• Provided records:
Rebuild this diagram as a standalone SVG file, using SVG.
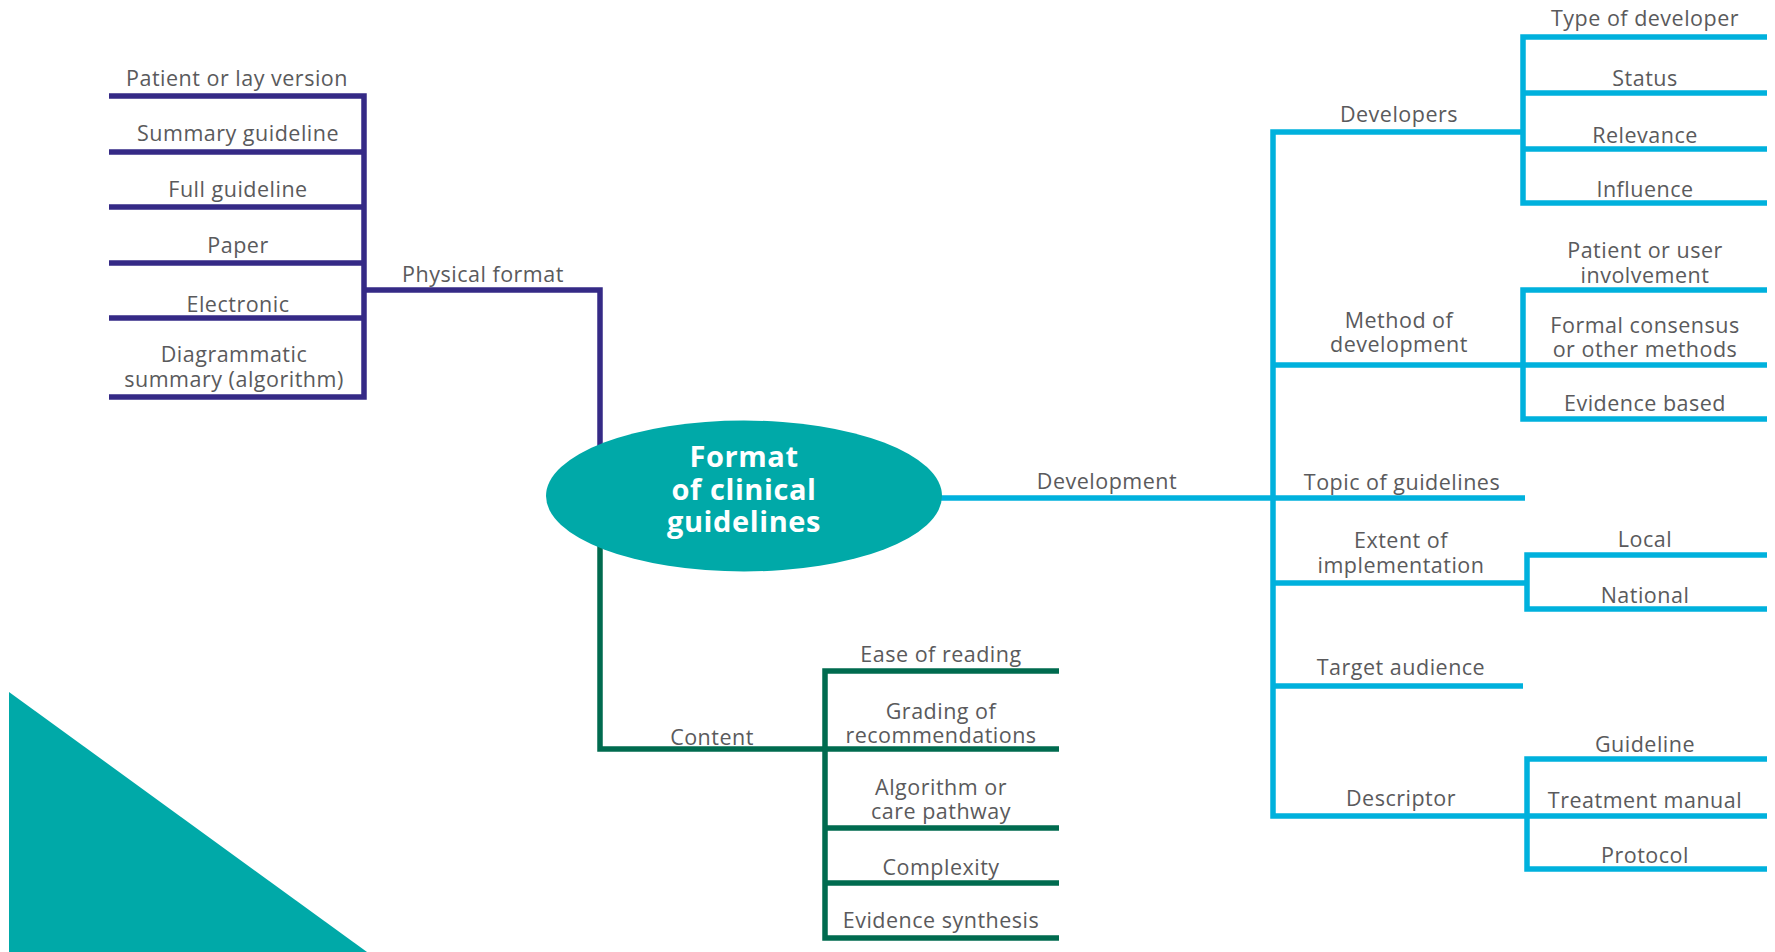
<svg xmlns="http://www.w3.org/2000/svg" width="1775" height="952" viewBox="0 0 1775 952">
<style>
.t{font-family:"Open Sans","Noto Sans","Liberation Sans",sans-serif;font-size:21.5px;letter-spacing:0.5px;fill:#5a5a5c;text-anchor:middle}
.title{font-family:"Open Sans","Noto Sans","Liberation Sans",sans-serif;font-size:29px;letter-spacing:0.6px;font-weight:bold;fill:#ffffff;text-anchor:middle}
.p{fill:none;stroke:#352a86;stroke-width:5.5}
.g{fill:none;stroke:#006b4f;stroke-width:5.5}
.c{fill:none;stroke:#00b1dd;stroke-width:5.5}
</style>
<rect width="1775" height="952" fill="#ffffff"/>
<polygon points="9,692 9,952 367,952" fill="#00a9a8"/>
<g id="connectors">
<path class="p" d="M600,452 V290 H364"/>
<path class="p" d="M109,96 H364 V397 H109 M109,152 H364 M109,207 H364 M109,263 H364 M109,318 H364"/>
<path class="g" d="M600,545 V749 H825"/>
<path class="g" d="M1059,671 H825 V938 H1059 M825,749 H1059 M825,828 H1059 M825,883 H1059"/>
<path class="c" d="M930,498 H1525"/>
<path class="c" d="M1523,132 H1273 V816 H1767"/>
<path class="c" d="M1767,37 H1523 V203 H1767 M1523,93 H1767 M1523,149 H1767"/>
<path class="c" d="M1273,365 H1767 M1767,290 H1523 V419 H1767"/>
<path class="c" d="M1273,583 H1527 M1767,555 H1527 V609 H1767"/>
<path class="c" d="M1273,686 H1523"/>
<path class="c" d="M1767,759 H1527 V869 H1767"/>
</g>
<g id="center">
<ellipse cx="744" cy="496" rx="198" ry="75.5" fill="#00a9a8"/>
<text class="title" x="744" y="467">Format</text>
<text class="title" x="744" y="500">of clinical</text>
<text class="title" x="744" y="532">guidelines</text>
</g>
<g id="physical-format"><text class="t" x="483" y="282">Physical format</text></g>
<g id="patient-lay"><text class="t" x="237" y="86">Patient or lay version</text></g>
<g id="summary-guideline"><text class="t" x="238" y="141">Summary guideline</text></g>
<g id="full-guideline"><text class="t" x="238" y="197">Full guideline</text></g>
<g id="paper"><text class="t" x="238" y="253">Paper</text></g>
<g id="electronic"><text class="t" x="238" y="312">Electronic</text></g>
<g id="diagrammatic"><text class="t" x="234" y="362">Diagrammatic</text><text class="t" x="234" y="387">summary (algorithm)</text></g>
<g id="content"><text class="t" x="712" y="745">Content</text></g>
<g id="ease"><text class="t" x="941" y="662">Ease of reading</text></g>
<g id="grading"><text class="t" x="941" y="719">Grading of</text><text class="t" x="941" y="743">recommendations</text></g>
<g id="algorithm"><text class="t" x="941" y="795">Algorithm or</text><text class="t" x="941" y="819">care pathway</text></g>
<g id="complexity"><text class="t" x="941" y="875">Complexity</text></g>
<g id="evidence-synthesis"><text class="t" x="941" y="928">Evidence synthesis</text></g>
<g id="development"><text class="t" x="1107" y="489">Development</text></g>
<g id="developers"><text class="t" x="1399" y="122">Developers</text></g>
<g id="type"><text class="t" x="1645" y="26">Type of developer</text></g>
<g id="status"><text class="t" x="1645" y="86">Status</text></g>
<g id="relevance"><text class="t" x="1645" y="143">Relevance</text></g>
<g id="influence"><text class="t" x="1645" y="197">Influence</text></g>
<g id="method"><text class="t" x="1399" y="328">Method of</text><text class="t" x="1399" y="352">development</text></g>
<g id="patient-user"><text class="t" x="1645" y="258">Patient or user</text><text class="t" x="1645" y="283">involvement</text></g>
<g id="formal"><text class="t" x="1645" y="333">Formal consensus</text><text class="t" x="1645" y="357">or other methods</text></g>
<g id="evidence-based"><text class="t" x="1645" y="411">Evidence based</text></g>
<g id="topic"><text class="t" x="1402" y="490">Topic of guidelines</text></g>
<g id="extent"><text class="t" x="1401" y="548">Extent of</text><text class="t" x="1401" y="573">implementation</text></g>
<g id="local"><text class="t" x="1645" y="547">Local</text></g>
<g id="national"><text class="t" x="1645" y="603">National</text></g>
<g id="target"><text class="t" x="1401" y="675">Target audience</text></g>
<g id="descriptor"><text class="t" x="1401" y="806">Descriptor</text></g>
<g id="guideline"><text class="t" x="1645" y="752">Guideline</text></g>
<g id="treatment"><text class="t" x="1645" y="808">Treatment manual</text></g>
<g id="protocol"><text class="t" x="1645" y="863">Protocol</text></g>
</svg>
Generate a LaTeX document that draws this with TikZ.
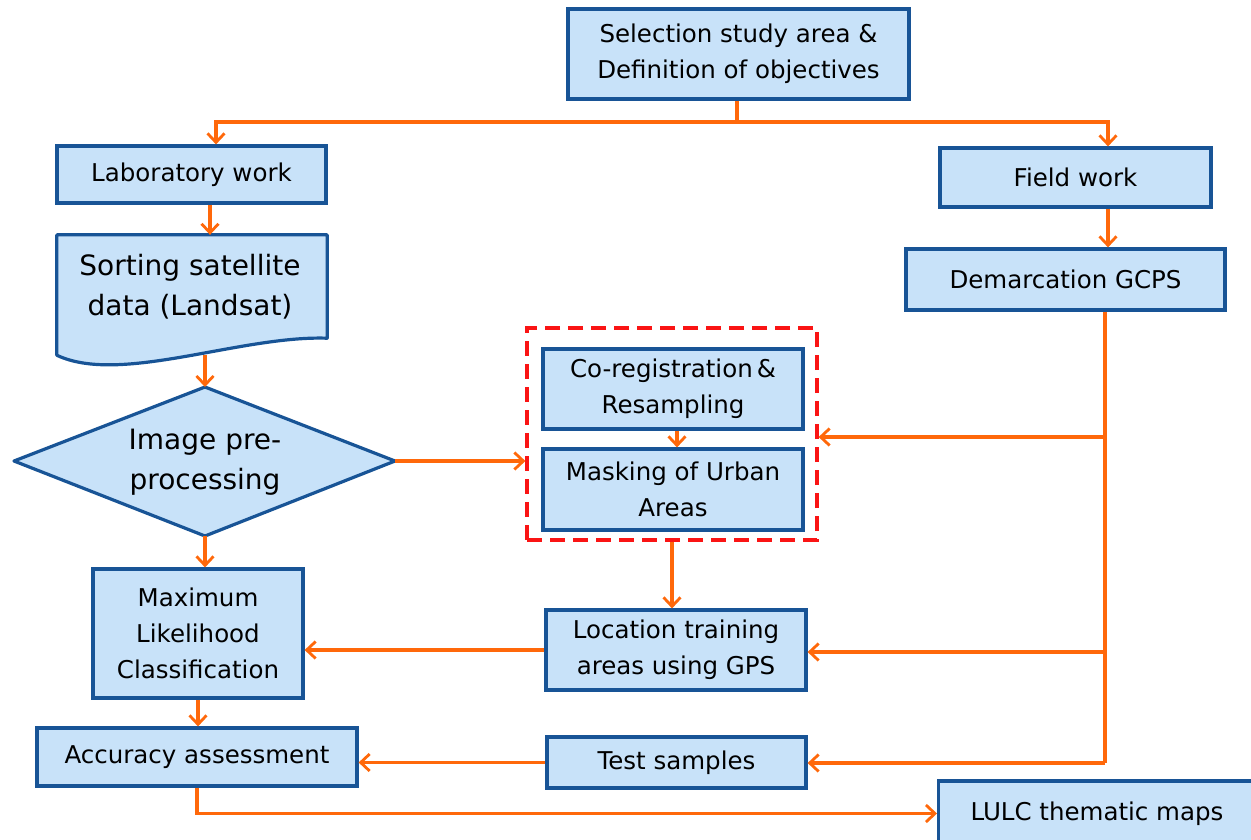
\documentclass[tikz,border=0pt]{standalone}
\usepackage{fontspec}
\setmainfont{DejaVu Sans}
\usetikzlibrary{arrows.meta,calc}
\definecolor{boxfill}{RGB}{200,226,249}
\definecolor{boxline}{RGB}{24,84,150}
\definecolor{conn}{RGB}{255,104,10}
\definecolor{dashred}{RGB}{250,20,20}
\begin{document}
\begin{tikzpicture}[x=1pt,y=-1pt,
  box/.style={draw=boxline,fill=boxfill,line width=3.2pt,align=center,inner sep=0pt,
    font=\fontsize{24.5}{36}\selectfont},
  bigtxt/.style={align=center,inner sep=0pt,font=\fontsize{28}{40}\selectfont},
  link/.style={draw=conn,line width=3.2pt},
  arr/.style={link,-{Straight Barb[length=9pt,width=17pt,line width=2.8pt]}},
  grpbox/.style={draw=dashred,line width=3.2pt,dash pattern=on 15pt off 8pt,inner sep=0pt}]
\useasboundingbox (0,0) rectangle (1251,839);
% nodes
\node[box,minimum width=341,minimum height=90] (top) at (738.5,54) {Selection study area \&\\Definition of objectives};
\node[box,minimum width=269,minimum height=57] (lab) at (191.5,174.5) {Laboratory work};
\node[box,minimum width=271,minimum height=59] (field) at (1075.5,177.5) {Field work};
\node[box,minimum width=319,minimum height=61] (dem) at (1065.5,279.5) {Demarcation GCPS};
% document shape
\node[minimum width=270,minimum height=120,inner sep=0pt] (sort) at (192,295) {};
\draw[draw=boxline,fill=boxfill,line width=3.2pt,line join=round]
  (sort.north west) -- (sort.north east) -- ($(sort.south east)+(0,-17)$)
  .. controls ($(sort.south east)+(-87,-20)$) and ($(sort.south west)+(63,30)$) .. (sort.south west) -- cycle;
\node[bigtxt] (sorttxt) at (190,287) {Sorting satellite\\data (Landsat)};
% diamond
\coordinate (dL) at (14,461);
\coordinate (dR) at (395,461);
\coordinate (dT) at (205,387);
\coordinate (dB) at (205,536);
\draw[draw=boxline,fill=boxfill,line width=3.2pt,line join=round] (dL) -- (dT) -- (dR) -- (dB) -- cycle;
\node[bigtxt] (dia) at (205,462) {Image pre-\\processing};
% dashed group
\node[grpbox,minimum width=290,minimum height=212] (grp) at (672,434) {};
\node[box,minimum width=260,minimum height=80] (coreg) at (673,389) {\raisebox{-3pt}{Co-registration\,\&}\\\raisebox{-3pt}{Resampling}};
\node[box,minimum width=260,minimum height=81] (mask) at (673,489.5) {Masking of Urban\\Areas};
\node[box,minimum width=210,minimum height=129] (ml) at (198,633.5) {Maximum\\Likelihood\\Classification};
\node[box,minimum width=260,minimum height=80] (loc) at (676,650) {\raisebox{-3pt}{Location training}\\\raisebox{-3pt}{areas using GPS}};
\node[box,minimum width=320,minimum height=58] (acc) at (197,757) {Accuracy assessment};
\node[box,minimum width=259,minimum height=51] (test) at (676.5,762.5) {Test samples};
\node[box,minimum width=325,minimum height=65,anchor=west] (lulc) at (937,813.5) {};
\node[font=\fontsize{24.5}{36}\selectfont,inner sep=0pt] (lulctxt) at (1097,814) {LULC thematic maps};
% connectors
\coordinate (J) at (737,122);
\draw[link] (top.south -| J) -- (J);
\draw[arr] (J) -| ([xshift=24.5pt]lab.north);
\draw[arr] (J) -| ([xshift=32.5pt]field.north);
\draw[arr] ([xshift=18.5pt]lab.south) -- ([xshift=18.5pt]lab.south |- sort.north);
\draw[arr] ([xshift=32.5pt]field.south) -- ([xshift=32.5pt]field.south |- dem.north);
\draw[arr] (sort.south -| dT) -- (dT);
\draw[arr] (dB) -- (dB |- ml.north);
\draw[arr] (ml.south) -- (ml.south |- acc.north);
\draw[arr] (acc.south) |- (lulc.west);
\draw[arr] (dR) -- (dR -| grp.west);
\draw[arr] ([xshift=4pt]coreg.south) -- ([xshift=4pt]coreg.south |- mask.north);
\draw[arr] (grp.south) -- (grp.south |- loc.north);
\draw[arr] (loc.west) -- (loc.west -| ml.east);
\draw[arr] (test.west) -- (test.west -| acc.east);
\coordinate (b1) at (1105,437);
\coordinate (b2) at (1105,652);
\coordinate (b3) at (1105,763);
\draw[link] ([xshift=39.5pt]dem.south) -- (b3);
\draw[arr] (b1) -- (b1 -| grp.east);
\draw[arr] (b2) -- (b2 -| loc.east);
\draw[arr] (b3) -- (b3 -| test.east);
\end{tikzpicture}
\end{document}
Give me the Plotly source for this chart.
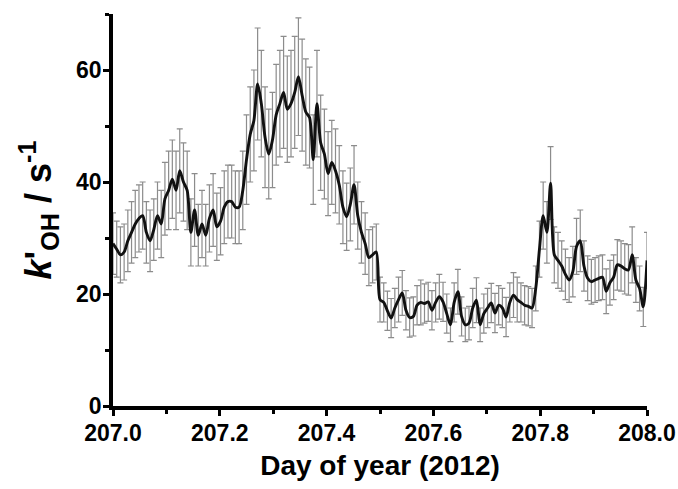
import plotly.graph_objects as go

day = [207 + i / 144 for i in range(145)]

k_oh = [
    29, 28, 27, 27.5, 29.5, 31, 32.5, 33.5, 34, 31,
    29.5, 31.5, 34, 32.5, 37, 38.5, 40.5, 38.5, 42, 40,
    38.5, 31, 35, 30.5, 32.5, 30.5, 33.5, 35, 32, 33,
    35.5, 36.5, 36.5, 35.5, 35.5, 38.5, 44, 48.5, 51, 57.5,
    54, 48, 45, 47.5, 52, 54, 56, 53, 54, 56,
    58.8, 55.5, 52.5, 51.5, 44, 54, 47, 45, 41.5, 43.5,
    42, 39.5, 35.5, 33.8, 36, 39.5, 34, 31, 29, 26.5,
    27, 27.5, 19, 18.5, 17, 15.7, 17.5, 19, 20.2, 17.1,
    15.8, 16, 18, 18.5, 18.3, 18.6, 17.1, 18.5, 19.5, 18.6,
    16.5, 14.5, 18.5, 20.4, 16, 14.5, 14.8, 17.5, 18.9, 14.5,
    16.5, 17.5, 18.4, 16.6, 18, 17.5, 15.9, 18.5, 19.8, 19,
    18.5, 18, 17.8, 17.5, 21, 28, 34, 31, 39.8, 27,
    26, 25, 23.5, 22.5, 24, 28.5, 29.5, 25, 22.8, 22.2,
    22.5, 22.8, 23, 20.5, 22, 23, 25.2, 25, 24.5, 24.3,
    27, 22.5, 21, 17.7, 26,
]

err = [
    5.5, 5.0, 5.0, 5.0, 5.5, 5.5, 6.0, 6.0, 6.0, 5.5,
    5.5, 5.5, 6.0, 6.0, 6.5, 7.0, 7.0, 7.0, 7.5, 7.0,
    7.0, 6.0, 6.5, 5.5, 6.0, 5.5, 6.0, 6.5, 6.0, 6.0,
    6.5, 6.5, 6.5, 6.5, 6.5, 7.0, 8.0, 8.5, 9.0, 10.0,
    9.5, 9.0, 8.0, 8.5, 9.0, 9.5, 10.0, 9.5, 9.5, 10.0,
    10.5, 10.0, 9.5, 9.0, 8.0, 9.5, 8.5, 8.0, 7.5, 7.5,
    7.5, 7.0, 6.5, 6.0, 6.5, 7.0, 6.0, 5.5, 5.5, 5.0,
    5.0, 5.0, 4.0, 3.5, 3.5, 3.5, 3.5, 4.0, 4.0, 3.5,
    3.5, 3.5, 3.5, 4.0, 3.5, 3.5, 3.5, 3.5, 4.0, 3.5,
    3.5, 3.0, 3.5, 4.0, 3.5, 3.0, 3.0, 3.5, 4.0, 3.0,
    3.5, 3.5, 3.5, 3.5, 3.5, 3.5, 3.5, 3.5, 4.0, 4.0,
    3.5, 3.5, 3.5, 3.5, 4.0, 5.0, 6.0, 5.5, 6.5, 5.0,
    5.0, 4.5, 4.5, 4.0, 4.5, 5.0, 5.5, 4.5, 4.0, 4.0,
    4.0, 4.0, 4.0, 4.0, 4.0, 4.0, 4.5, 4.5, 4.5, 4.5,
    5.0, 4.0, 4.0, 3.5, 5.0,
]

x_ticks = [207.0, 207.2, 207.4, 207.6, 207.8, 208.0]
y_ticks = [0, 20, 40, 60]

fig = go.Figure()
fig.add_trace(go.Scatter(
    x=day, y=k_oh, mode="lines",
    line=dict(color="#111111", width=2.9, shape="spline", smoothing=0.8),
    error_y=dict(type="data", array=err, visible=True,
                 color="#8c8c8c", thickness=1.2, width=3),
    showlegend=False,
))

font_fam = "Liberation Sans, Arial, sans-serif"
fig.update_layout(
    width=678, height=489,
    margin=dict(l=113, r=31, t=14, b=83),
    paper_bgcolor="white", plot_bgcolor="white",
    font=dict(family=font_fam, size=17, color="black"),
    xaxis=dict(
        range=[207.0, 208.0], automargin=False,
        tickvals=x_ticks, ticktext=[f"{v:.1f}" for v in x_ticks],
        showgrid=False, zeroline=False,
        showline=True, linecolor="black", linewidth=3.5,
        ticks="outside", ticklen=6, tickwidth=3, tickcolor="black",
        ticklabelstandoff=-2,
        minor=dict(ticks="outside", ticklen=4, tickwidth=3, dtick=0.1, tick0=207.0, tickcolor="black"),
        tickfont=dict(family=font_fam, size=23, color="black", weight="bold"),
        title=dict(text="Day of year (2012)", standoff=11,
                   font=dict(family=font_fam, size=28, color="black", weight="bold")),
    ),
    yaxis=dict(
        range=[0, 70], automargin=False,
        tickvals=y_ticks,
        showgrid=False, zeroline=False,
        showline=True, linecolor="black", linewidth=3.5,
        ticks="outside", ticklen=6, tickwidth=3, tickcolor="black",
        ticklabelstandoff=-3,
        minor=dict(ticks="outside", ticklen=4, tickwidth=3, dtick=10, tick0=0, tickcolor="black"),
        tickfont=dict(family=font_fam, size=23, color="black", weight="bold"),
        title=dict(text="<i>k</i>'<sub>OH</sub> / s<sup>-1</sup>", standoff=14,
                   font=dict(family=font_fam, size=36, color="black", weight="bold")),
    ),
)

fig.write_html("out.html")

• Problem statement: In the listing above, find the line with "Give me the Plotly source for this chart." and the line with "day = [207 + i / 144 for i in range(145)]". Copy exactly those two and every line between, without the pictures.

• The result:
Give me the Plotly source for this chart.
import plotly.graph_objects as go

day = [207 + i / 144 for i in range(145)]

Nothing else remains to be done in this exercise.